Quels sont les grands défis à relever pour ces filières ?
Ils sont multiples. D’abord, l’accès aux ressources : la filière biomasse doit être structurée, collectée, transformée, ce qui demande des chaînes logistiques robustes. Pour les e-fuels, il faut disposer de grandes quantités d’électricité bas carbone pour produire l’hydrogène nécessaire mais également du CO2 biogénique. Ce besoin implique une montée en puissance coordonnée des filières hydrogène. Ensuite, il y a les enjeux d’intégration technologique : réussir à combiner les différentes briques technologiques, le prétraitement, la conversion et la purification, de manière optimisée pour réduire les coûts et les pertes énergétiques.
Et sur le plan industriel ?
Les investissements sont massifs : plus d’un milliard d’euros pour certaines unités. Un bon exemple est le projet BioTJet à Pardies. Né d’un programme de R&D baptisé BioTfueL, il prévoit de traiter annuellement 300 000 tonnes de biomasse et 32 000 tonnes d’hydrogène pour produire environ 110 000 tonnes de carburants liquides, dont 75 000 à 80 000 tonnes de kérosène. C’est l’équivalent de 15 % de la demande française de SAF à l’horizon 2030. Ce projet porté par Elyse Energy est soutenu par des financements publics (Carb Aéro 1 et 2), et implique des acteurs comme IFPEN, Axens ou Avril. Il illustre bien le besoin de coopération entre acteurs industriels, collectivités, et monde agricole.
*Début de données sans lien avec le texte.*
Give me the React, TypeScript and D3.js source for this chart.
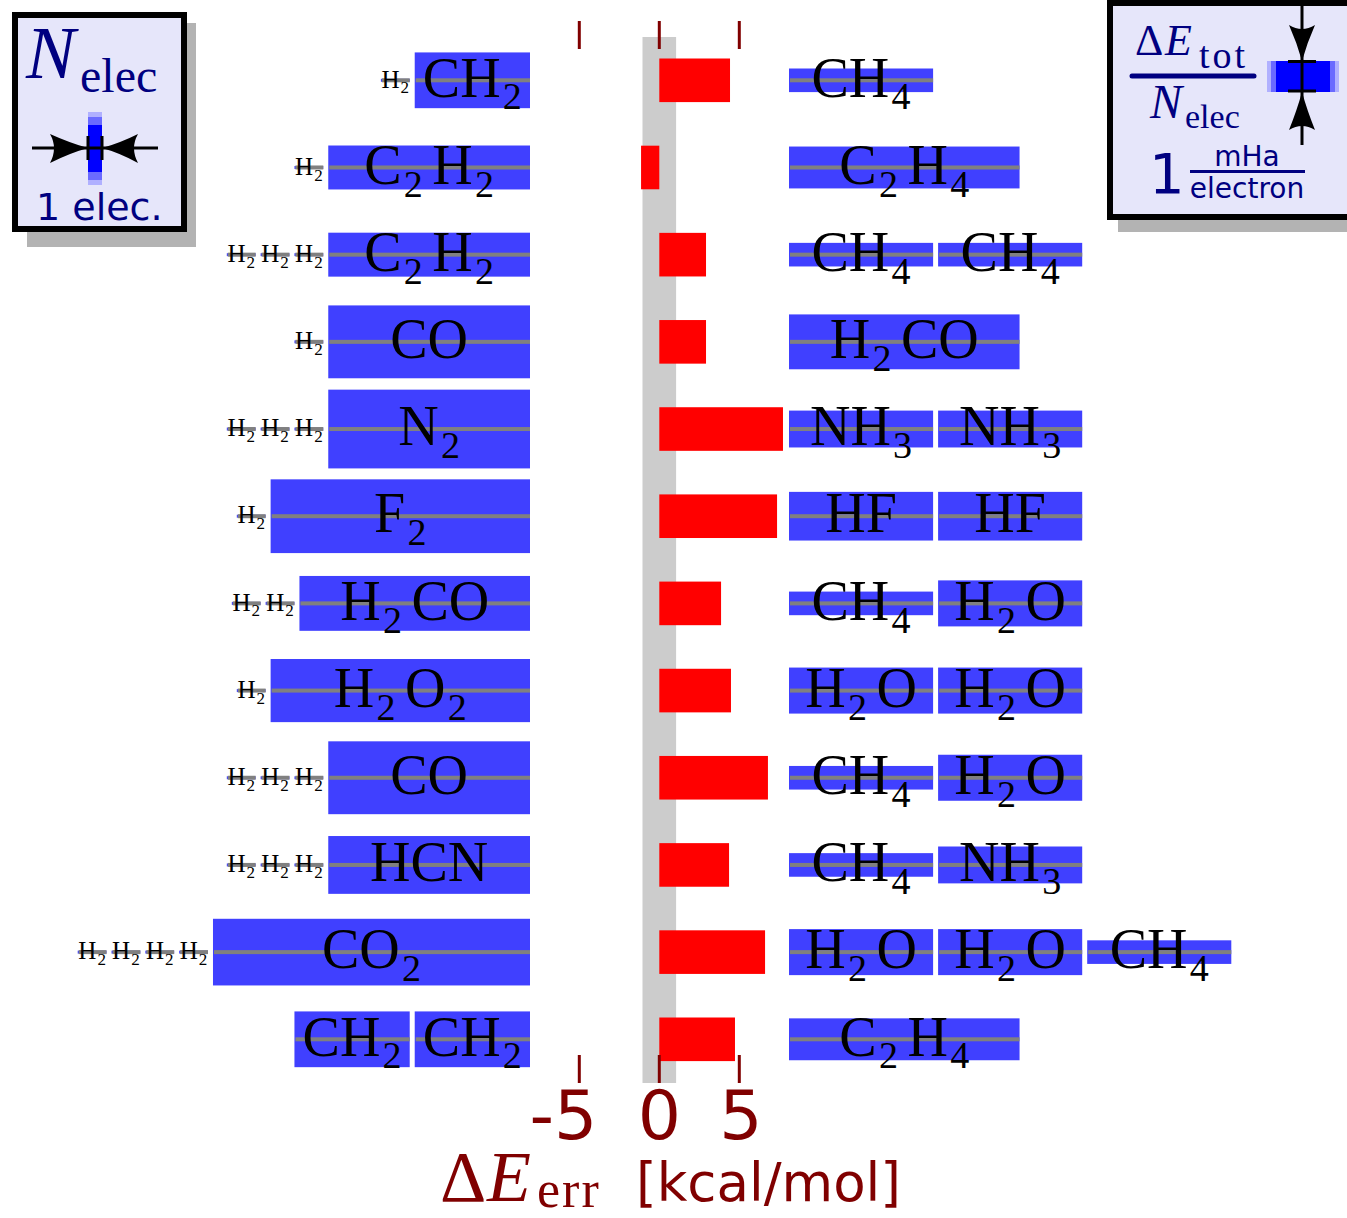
import React from 'react';
import * as d3 from 'd3';

// ---------- data ----------
const moleculeNames = ['H2', 'CH2', 'C2H2', 'CO', 'N2', 'F2', 'H2CO', 'H2O2', 'HCN', 'CO2', 'CH4', 'C2H4', 'NH3', 'HF', 'H2O'];
const moleculeElectrons = [2, 8, 14, 14, 14, 18, 16, 18, 14, 22, 10, 16, 10, 10, 10];
// Delta E_tot / N_elec in mHa per electron
const moleculeEnergyPerElectron = [0.1, 1.89, 1.49, 2.47, 2.67, 2.5, 1.86, 2.14, 1.96, 2.26, 0.8, 1.42, 1.25, 1.65, 1.56];

const reactants: string[][] = [
  ['H2', 'CH2'],
  ['H2', 'C2H2'],
  ['H2', 'H2', 'H2', 'C2H2'],
  ['H2', 'CO'],
  ['H2', 'H2', 'H2', 'N2'],
  ['H2', 'F2'],
  ['H2', 'H2', 'H2CO'],
  ['H2', 'H2O2'],
  ['H2', 'H2', 'H2', 'CO'],
  ['H2', 'H2', 'H2', 'HCN'],
  ['H2', 'H2', 'H2', 'H2', 'CO2'],
  ['CH2', 'CH2'],
];
const products: string[][] = [
  ['CH4'],
  ['C2H4'],
  ['CH4', 'CH4'],
  ['H2CO'],
  ['NH3', 'NH3'],
  ['HF', 'HF'],
  ['CH4', 'H2O'],
  ['H2O', 'H2O'],
  ['CH4', 'H2O'],
  ['CH4', 'NH3'],
  ['H2O', 'H2O', 'CH4'],
  ['C2H4'],
];
// Delta E_err in kcal/mol
const errors = [4.42, -1.14, 2.92, 2.92, 7.73, 7.36, 3.86, 4.48, 6.79, 4.36, 6.61, 4.73];
const xTicks = [-5, 0, 5];
const chemicalAccuracy = 1.05;

// ---------- layout ----------
const W = 1347;
const H = 1218;
const rowIdx = d3.range(errors.length);
const yRow = d3.scalePoint<number>().domain(rowIdx).range([80.3, 1039.3]);
const xErr = d3.scaleLinear().domain([-5, 5]).range([579.3, 739.3]);
const wScale = d3.scaleLinear().domain([0, 1]).range([0, 14.41]); // px per electron
const hScale = d3.scaleLinear().domain([0, 1]).range([0, 29.5]); // px per mHa/electron
const leftEdge = 530;
const rightStart = 789;
const gap = 5;
const barH = 43.6;

const SERIF = '"Liberation Serif", "DejaVu Serif", serif';
const SANS = '"DejaVu Sans", sans-serif';
const NAVY = '#000080';
const DARKRED = '#800000';
const BLUE = '#4040ff';

function molInfo(name: string) {
  const i = moleculeNames.indexOf(name);
  return { n: moleculeElectrons[i], e: moleculeEnergyPerElectron[i] };
}

function Formula({ name, cx, cy, fs }: { name: string; cx: number; cy: number; fs: number }) {
  const parts = [...name.matchAll(/([A-Z][a-z]?)(\d*)/g)];
  const subFs = fs * 0.68;
  const shift = fs * 0.23;
  const kids: any[] = [];
  parts.forEach((p, i) => {
    const prevSub = i > 0 && parts[i - 1][2];
    kids.push(
      <tspan key={'e' + i} dx={prevSub ? fs * 0.17 : 0} dy={prevSub ? -shift : 0} fontSize={fs}>
        {p[1]}
      </tspan>
    );
    if (p[2]) {
      kids.push(
        <tspan key={'s' + i} dx={fs * 0.04} dy={shift} fontSize={subFs}>
          {p[2]}
        </tspan>
      );
    }
  });
  return (
    <text x={cx} y={cy + fs * 0.29} textAnchor="middle" fontFamily={SERIF} fill="#000">
      {kids}
    </text>
  );
}

function Block({ name, x, cy }: { name: string; x: number; cy: number }) {
  const { n, e } = molInfo(name);
  const w = wScale(n);
  const h = Math.max(hScale(e), 2);
  const fs = Math.min(56, w * 0.87);
  return (
    <g>
      <rect x={x} y={cy - h / 2} width={w} height={h} fill={BLUE} />
      <rect x={x + 1} y={cy - 2} width={w - 1} height={4} fill="#808080" />
      <Formula name={name} cx={x + w / 2} cy={cy} fs={fs} />
    </g>
  );
}

function layoutLeft(list: string[]) {
  const out: { name: string; x: number }[] = [];
  let right = leftEdge;
  for (let i = list.length - 1; i >= 0; i--) {
    const w = wScale(molInfo(list[i]).n);
    out.push({ name: list[i], x: right - w });
    right = right - w - gap;
  }
  return out;
}

function layoutRight(list: string[]) {
  const out: { name: string; x: number }[] = [];
  let left = rightStart;
  list.forEach((m) => {
    const w = wScale(molInfo(m).n);
    out.push({ name: m, x: left });
    left += w + gap;
  });
  return out;
}

export default function App() {
  const bandTop = 37;
  const bandBottom = 1083;
  return (
    <div style={{ position: 'absolute', left: 0, top: 0 }}>
      <svg width={W} height={H} style={{ display: 'block', background: '#fff' }}>
        {/* chemical accuracy band */}
        <rect
          x={xErr(-chemicalAccuracy)}
          y={bandTop}
          width={xErr(chemicalAccuracy) - xErr(-chemicalAccuracy)}
          height={bandBottom - bandTop}
          fill="#cccccc"
        />
        {/* error bars */}
        {rowIdx.map((i) => {
          const cy = yRow(i)!;
          const x0 = xErr(0);
          const x1 = xErr(errors[i]);
          return (
            <rect key={'err' + i} x={Math.min(x0, x1)} y={cy - barH / 2} width={Math.abs(x1 - x0)} height={barH} fill="#ff0000" />
          );
        })}
        {/* ticks */}
        {xTicks.map((t) => (
          <g key={'t' + t}>
            <line x1={xErr(t)} x2={xErr(t)} y1={21} y2={49} stroke={DARKRED} strokeWidth={3} />
            <line x1={xErr(t)} x2={xErr(t)} y1={1055} y2={1083} stroke={DARKRED} strokeWidth={3} />
            <text
              x={t < 0 ? xErr(t) + 18 : xErr(t) + (t > 0 ? 1.5 : 0)}
              y={1139}
              textAnchor={t < 0 ? 'end' : 'middle'}
              fontFamily={SANS}
              fontSize={68}
              fill={DARKRED}
            >
              {t < 0 ? '-' + Math.abs(t) : String(t)}
            </text>
          </g>
        ))}
        {/* axis title */}
        <text x={440} y={1201} fontFamily={SERIF} fontSize={72} fill={DARKRED}>Δ</text>
        <text x={487} y={1201} fontFamily={SERIF} fontStyle="italic" fontSize={72} fill={DARKRED}>E</text>
        <text x={537} y={1207} fontFamily={SERIF} fontSize={52} fill={DARKRED} letterSpacing={2}>err</text>
        <text x={636} y={1201} fontFamily={SANS} fontSize={53} fill={DARKRED}>[kcal/mol]</text>

        {/* molecule blocks */}
        {rowIdx.map((i) => {
          const cy = yRow(i)!;
          return (
            <g key={'row' + i}>
              {layoutLeft(reactants[i]).map((b, j) => (
                <Block key={'l' + j} name={b.name} x={b.x} cy={cy} />
              ))}
              {layoutRight(products[i]).map((b, j) => (
                <Block key={'r' + j} name={b.name} x={b.x} cy={cy} />
              ))}
            </g>
          );
        })}

        {/* left legend */}
        <rect x={27} y={23} width={169} height={224} fill="#b3b3b3" />
        <rect x={15} y={15} width={169} height={214} fill="#e6e6fa" stroke="#000" strokeWidth={6} />
        <text x={26} y={78} fontFamily={SERIF} fontStyle="italic" fontSize={74} fill={NAVY}>N</text>
        <text x={80} y={92} fontFamily={SERIF} fontSize={48} fill={NAVY}>elec</text>
        <rect x={88} y={112} width={14} height={73} fill="#b0b0ff" />
        <rect x={88} y={117} width={14} height={63} fill="#6a6aff" />
        <rect x={88} y={125} width={14} height={47} fill="#0000ff" />
        <line x1={32} x2={158} y1={148} y2={148} stroke="#000" strokeWidth={3} />
        <path d="M88 148 Q70 143 50 134 Q58 148 50 163 Q70 153 88 148Z" fill="#000" />
        <path d="M102 148 Q120 143 138 134 Q130 148 138 163 Q120 153 102 148Z" fill="#000" />
        <line x1={88} x2={88} y1={136} y2={160} stroke="#000" strokeWidth={3} />
        <line x1={102} x2={102} y1={136} y2={160} stroke="#000" strokeWidth={3} />
        <text x={36} y={220} fontFamily={SANS} fontSize={38} fill={NAVY}>1 elec.</text>

        {/* right legend */}
        <rect x={1118} y={12} width={300} height={220} fill="#b3b3b3" />
        <rect x={1110} y={3} width={300} height={214} fill="#e6e6fa" stroke="#000" strokeWidth={6} />
        <text x={1135} y={55} fontFamily={SERIF} fontSize={44} fill={NAVY}>Δ</text>
        <text x={1165} y={55} fontFamily={SERIF} fontStyle="italic" fontSize={44} fill={NAVY}>E</text>
        <text x={1199} y={68} fontFamily={SERIF} fontSize={38} fill={NAVY} letterSpacing={3}>tot</text>
        <line x1={1132} x2={1254} y1={76} y2={76} stroke={NAVY} strokeWidth={5} strokeLinecap="round" />
        <text x={1150} y={118} fontFamily={SERIF} fontStyle="italic" fontSize={48} fill={NAVY}>N</text>
        <text x={1185} y={128} fontFamily={SERIF} fontSize={34} fill={NAVY}>elec</text>
        <text x={1149} y={193} fontFamily={SANS} fontSize={56} fill={NAVY}>1</text>
        <text x={1247} y={166} textAnchor="middle" fontFamily={SANS} fontSize={28} fill={NAVY}>mHa</text>
        <line x1={1190} x2={1305} y1={171.5} y2={171.5} stroke={NAVY} strokeWidth={3} />
        <text x={1247} y={198} textAnchor="middle" fontFamily={SANS} fontSize={28} fill={NAVY}>electron</text>
        <rect x={1267} y={61} width={72} height={31} fill="#b0b0ff" />
        <rect x={1271} y={61} width={64} height={31} fill="#6a6aff" />
        <rect x={1276} y={61} width={54} height={31} fill="#0000ff" />
        <line x1={1302} x2={1302} y1={5} y2={145} stroke="#000" strokeWidth={3} />
        <path d="M1302 61 Q1297 43 1289 25 Q1302 33 1315 25 Q1307 43 1302 61Z" fill="#000" />
        <path d="M1302 92 Q1297 110 1289 130 Q1302 122 1315 130 Q1307 110 1302 92Z" fill="#000" />
        <line x1={1288} x2={1316} y1={61.5} y2={61.5} stroke="#000" strokeWidth={3} />
        <line x1={1288} x2={1316} y1={91} y2={91} stroke="#000" strokeWidth={3} />
      </svg>
    </div>
  );
}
Justement, comment favoriser cette coopération entre des acteurs si différents ?
C’est là tout l’enjeu. Un agriculteur pense à l’échelle de la saison, un industriel à celle de la décennie. Il faut des incitations fortes et une coordination étroite. C’est la logique de la poule et de l’œuf : sans unité industrielle, les agriculteurs n’investiront pas dans des cultures dédiées. De même, sans ressource garantie, les industriels n’investiront pas non plus. Il faut donc des mécanismes publics d’accompagnement, comme des garanties d’off-take, pour sécuriser les débouchés et déclencher les investissements.
L’État a-t-il un rôle clé à jouer dans cette structuration ?
Absolument. Il faut poursuivre le soutien par des appels à projets ciblés, mais aussi jouer un rôle de garant pour limiter le risque financier des premiers projets. L’aéronautique est plutôt bien soutenue avec des dispositifs comme Carb Aéro, mais il faut penser plus globalement, en intégrant les synergies possibles entre filières : par exemple, le CO₂ biogénique issu d’une filière peut alimenter la production de carburant d’une autre, comme les e-fuels ou les éthanols avancés. Cette logique circulaire est essentielle pour maximiser l’utilisation du carbone biosourcé.
Malgré les innovations techniques (allègement, motorisation), les carburants restent-ils le levier principal de décarbonation ?
Oui, clairement. Même avec des avions plus sobres, la croissance attendue du trafic aérien d’ici 2050 implique que les carburants durables resteront la clé de voûte de la stratégie bas carbone. Pour faire voler un avion, il faut une forte densité énergétique, et aujourd’hui, seuls les carburants liquides peuvent répondre à cette exigence. C’est donc par les SAF que passera, majoritairement, la décarbonation du secteur.